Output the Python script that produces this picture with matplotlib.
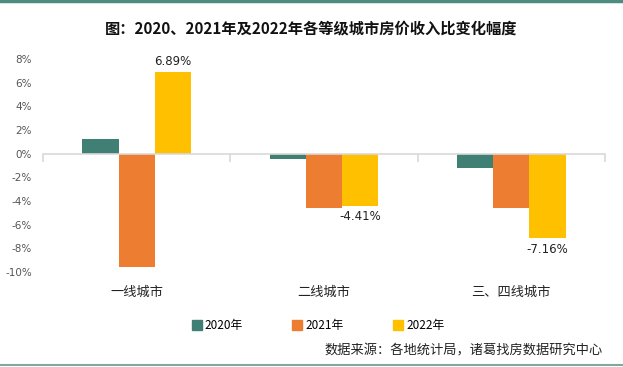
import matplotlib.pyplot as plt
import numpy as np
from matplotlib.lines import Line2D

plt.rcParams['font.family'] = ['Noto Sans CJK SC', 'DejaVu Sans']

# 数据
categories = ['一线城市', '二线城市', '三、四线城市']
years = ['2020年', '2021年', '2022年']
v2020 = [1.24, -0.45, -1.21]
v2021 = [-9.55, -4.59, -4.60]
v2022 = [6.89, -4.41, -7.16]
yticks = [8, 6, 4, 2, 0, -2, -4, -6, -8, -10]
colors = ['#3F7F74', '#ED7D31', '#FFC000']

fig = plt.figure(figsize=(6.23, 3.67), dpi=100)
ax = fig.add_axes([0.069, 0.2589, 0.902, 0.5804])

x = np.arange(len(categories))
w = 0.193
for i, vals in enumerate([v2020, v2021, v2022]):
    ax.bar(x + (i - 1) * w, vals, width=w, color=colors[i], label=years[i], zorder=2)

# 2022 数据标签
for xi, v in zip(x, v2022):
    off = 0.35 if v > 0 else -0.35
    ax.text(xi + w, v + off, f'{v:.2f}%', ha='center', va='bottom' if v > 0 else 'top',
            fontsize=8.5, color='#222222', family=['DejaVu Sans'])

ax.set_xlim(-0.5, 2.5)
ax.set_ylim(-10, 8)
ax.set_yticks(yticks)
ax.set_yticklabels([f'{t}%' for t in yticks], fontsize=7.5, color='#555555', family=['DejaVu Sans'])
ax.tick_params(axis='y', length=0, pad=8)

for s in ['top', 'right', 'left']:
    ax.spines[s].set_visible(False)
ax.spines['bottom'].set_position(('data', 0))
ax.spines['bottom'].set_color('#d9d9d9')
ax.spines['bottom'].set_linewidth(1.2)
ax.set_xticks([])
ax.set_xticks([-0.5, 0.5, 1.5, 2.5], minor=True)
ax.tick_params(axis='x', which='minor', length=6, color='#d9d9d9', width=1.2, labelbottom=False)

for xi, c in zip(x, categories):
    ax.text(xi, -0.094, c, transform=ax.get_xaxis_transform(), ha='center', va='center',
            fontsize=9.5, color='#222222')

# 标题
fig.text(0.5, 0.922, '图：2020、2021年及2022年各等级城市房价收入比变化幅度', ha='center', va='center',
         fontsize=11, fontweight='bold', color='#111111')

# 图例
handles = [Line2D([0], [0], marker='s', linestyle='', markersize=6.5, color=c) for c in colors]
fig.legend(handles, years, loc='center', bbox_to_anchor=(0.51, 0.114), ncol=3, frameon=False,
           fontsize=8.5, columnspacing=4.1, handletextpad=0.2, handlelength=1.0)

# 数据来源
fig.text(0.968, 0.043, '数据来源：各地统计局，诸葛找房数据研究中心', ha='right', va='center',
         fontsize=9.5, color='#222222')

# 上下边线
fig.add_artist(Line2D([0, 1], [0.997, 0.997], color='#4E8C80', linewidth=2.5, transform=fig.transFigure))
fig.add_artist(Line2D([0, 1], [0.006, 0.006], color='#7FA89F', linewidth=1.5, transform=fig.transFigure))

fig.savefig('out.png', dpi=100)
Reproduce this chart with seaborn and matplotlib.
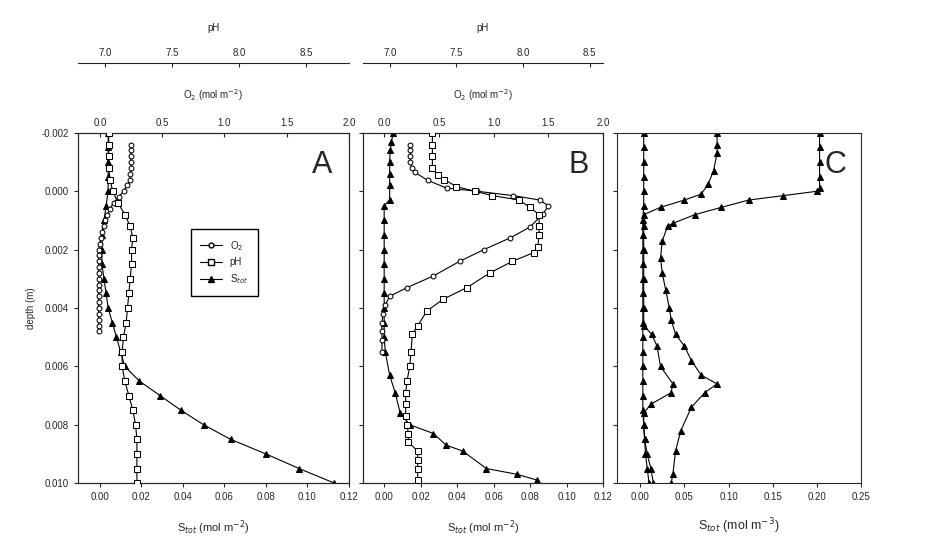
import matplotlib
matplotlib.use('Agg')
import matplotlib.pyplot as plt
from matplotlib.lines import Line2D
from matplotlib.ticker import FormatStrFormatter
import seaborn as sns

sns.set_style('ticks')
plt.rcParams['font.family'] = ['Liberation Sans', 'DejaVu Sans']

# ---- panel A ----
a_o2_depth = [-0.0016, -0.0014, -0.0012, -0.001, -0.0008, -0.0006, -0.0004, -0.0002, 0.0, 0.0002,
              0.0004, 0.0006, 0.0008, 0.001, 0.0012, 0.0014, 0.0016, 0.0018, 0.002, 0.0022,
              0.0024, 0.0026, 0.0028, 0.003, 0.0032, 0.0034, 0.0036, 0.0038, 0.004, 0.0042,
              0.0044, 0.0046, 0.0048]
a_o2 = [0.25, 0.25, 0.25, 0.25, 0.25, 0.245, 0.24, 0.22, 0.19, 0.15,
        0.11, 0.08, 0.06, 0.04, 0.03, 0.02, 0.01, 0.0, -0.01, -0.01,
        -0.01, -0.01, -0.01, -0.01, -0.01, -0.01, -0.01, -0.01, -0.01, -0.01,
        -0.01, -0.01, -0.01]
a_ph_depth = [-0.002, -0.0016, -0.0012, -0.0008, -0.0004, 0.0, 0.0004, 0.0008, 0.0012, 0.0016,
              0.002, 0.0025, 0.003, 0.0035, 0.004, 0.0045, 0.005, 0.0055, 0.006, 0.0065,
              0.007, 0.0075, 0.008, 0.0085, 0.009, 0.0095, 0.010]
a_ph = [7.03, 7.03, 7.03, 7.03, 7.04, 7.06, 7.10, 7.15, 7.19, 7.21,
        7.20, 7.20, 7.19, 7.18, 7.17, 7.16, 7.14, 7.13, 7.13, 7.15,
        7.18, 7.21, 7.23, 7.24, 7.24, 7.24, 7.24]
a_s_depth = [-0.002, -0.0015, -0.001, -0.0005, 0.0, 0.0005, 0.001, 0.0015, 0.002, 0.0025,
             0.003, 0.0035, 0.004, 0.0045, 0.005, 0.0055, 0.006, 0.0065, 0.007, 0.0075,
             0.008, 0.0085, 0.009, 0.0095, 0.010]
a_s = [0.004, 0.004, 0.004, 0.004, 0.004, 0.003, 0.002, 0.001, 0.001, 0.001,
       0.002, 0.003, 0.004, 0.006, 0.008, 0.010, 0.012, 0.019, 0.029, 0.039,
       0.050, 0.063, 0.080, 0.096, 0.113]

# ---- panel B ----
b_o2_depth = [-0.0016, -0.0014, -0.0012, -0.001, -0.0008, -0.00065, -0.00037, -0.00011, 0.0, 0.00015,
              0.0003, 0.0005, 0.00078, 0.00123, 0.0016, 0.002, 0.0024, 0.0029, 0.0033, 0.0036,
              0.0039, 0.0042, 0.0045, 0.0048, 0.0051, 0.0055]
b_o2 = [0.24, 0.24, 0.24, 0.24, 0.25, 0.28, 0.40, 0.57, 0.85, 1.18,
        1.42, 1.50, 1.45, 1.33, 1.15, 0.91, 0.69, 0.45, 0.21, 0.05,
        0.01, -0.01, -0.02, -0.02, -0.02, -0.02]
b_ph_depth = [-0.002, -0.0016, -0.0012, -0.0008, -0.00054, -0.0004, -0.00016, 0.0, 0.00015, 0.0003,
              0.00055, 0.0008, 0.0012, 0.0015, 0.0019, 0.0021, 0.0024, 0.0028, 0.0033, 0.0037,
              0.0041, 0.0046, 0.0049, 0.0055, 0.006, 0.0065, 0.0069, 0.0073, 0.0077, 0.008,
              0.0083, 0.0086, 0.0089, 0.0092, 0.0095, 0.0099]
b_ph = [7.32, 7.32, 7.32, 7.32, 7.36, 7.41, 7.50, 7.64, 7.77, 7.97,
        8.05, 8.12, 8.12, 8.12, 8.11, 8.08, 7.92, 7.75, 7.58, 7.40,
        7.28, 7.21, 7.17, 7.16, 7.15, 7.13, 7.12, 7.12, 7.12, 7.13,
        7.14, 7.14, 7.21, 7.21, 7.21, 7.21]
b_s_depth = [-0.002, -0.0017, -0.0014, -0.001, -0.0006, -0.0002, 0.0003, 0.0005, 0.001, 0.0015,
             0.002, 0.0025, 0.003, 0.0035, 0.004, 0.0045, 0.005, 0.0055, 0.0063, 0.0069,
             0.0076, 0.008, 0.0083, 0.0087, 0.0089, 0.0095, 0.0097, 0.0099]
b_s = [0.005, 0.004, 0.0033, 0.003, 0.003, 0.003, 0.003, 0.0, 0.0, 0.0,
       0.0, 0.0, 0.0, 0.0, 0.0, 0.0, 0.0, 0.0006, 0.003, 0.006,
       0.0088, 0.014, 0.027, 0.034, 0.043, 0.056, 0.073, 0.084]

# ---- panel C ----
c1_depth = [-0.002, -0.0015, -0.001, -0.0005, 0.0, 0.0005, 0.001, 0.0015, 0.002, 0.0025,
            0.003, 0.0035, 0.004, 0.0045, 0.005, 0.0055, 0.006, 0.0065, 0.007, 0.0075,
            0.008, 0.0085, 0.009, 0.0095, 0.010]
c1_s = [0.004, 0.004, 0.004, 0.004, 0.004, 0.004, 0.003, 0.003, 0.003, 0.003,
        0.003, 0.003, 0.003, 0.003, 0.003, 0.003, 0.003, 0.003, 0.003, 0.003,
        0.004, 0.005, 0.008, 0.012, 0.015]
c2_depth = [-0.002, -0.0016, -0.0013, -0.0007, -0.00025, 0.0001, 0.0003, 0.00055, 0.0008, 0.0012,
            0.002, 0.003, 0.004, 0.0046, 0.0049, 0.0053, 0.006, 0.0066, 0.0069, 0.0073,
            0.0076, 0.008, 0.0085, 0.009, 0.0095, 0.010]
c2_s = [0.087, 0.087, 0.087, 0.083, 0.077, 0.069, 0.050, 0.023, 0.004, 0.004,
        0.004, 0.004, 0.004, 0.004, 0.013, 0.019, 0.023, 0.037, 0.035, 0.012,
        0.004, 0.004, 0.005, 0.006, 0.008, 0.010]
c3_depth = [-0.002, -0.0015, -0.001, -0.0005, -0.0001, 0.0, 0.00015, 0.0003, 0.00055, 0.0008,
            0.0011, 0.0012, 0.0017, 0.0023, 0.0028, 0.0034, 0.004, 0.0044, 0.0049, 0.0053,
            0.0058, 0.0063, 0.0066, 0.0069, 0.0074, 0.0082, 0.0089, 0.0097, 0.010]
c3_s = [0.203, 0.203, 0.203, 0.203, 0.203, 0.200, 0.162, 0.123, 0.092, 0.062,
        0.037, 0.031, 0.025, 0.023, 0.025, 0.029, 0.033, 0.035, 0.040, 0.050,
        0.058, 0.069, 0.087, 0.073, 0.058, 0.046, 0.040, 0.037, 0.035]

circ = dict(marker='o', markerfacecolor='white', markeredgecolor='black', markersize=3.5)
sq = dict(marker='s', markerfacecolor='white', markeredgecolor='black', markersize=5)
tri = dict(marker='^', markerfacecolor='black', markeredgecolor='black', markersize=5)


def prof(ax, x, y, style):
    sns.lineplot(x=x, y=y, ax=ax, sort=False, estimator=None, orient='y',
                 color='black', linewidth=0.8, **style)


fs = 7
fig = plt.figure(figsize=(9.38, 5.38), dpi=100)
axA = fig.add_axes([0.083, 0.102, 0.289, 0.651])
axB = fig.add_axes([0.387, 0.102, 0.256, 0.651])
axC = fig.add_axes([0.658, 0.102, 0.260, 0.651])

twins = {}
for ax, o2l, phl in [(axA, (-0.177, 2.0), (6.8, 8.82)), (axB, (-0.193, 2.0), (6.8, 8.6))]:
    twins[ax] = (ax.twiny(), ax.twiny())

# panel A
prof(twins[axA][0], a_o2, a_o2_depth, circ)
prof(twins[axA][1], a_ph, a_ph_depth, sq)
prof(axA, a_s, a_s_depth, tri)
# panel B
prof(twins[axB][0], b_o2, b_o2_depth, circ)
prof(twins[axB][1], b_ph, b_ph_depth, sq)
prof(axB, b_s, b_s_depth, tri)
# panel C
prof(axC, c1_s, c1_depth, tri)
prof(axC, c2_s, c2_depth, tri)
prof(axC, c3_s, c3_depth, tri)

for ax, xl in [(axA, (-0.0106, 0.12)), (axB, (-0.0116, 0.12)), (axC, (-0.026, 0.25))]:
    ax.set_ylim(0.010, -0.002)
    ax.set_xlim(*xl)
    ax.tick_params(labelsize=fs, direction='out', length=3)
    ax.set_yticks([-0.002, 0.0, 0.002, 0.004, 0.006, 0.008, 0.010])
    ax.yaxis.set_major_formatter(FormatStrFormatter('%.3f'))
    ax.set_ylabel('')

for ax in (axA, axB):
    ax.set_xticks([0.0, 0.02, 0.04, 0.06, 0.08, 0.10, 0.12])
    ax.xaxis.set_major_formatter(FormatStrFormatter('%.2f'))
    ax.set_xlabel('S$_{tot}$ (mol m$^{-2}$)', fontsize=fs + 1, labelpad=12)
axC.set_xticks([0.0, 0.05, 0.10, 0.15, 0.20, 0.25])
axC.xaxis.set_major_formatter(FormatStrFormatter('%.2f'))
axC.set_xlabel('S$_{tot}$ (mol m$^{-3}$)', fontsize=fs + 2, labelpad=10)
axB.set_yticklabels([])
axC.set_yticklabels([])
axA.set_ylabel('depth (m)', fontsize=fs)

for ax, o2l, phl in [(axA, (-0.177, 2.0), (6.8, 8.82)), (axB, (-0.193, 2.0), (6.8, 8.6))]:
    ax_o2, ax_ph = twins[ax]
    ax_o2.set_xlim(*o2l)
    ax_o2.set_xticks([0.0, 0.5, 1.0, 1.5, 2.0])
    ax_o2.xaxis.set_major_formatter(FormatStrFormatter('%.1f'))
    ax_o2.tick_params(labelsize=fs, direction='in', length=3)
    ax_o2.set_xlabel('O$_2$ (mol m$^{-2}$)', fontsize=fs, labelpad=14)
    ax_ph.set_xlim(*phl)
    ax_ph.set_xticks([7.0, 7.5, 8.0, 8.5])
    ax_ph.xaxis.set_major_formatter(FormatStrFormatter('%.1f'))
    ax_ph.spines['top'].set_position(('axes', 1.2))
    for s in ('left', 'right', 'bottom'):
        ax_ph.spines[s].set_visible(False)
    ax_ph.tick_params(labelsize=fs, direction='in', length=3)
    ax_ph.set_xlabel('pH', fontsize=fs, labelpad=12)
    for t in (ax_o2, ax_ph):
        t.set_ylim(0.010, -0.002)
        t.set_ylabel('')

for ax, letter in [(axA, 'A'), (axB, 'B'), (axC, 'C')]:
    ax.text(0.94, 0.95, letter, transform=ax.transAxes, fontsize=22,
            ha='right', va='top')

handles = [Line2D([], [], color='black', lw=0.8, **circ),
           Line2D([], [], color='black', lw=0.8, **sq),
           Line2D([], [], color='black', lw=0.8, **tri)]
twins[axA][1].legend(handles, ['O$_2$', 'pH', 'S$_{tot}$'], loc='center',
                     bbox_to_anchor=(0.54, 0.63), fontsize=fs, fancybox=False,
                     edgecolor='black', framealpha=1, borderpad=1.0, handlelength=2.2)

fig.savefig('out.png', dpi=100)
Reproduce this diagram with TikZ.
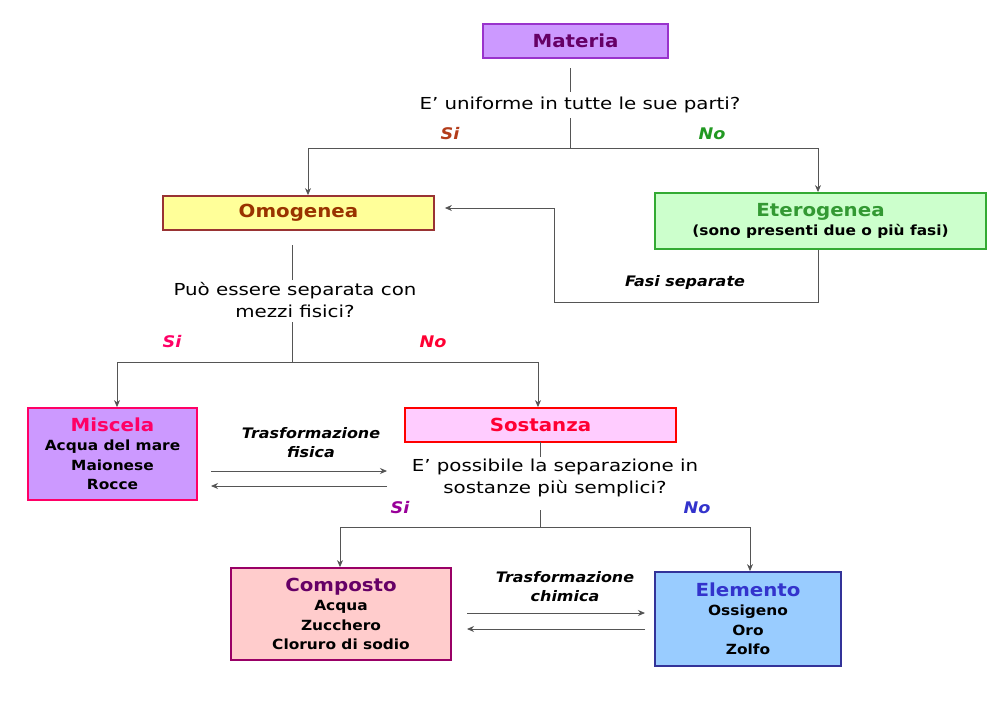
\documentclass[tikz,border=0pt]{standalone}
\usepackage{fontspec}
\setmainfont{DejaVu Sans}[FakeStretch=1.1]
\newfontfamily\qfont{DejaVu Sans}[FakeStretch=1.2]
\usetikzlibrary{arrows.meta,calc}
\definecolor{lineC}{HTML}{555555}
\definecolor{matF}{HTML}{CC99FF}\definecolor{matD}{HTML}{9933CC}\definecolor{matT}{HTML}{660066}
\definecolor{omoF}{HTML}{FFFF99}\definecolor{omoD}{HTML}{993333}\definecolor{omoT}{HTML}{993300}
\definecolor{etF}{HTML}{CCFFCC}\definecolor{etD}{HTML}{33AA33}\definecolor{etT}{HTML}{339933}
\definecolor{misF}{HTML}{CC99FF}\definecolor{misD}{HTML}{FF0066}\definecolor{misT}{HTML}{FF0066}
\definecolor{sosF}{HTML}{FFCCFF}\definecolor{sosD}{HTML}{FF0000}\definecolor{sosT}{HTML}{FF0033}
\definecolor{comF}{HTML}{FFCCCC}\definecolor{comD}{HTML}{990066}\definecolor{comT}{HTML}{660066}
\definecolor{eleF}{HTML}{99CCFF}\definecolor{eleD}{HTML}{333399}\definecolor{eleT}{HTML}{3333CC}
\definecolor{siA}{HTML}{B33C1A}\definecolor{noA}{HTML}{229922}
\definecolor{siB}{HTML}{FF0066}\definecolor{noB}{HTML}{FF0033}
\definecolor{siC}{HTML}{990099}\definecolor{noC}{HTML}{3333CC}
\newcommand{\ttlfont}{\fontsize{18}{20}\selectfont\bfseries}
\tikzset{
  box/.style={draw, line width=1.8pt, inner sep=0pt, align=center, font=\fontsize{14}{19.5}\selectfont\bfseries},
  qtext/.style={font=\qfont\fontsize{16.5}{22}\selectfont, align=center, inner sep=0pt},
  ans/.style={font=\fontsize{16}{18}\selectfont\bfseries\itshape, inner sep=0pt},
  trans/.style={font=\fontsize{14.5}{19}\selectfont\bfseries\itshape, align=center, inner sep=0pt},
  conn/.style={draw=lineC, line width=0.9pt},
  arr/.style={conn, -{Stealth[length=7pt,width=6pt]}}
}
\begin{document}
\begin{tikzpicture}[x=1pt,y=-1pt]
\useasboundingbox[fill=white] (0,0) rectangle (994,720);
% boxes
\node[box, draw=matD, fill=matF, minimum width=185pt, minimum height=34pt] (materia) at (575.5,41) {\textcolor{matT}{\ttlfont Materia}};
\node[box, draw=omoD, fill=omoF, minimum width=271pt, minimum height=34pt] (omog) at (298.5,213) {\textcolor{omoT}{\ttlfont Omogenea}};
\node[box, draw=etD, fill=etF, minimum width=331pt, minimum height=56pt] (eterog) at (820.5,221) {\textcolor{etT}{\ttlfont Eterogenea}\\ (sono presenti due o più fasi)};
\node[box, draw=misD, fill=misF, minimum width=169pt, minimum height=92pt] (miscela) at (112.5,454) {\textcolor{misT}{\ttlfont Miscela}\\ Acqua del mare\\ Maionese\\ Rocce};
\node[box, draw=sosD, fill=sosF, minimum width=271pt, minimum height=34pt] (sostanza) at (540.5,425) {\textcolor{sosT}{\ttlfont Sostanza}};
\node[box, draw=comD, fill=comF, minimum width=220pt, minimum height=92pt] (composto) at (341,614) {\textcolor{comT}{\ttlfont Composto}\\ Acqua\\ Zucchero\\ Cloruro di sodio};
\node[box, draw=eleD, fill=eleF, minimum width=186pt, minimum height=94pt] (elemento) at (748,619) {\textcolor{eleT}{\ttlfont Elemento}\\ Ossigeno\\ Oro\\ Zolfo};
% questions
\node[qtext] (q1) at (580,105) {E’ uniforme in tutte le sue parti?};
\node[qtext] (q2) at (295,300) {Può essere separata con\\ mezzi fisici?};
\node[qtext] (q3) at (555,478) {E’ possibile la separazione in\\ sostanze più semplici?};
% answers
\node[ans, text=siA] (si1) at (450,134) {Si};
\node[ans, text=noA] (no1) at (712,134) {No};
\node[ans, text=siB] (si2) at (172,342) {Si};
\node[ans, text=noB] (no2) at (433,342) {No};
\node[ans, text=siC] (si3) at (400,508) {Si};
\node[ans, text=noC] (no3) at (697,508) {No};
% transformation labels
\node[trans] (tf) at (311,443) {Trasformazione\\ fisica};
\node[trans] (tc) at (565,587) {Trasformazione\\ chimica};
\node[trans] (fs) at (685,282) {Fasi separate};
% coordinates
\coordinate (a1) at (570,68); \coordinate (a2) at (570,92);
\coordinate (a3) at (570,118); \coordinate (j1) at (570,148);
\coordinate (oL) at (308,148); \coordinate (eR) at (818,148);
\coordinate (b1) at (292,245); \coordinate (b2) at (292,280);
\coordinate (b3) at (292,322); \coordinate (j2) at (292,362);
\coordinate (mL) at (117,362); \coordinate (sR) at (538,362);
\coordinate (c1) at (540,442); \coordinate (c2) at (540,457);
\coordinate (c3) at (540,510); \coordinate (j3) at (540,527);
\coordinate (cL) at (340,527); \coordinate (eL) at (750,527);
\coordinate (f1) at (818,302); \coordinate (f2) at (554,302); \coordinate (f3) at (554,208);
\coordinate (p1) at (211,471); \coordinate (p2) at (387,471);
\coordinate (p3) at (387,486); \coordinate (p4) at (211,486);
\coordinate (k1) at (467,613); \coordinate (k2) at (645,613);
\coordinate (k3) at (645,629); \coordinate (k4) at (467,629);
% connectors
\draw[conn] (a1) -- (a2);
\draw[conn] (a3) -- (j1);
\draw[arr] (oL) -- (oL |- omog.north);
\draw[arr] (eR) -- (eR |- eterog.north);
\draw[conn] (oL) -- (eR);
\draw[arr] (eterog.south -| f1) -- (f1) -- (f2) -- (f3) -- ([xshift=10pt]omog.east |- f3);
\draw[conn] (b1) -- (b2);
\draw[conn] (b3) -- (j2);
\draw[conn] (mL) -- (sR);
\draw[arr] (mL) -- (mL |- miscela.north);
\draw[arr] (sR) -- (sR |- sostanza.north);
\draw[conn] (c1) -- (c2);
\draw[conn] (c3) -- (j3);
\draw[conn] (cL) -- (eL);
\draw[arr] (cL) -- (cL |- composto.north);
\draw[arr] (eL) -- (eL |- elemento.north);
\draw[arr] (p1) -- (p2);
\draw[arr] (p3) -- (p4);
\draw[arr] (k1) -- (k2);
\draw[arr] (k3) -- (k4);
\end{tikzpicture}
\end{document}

################

→ INSTRUCTIONS TO FOLLOW
Reproduce the records word for word, please, from their first line up to and including the line that contains "ax.bar(x + (i", but no pictures.

→ COMPLETE RESPONSE
Output the Python script that produces this picture with matplotlib.
import matplotlib.pyplot as plt
import numpy as np
from matplotlib.lines import Line2D

plt.rcParams['font.family'] = ['Noto Sans CJK SC', 'DejaVu Sans']

# 数据
categories = ['一线城市', '二线城市', '三、四线城市']
years = ['2020年', '2021年', '2022年']
v2020 = [1.24, -0.45, -1.21]
v2021 = [-9.55, -4.59, -4.60]
v2022 = [6.89, -4.41, -7.16]
yticks = [8, 6, 4, 2, 0, -2, -4, -6, -8, -10]
colors = ['#3F7F74', '#ED7D31', '#FFC000']

fig = plt.figure(figsize=(6.23, 3.67), dpi=100)
ax = fig.add_axes([0.069, 0.2589, 0.902, 0.5804])

x = np.arange(len(categories))
w = 0.193
for i, vals in enumerate([v2020, v2021, v2022]):
    ax.bar(x + (i - 1) * w, vals, width=w, color=colors[i], label=years[i], zorder=2)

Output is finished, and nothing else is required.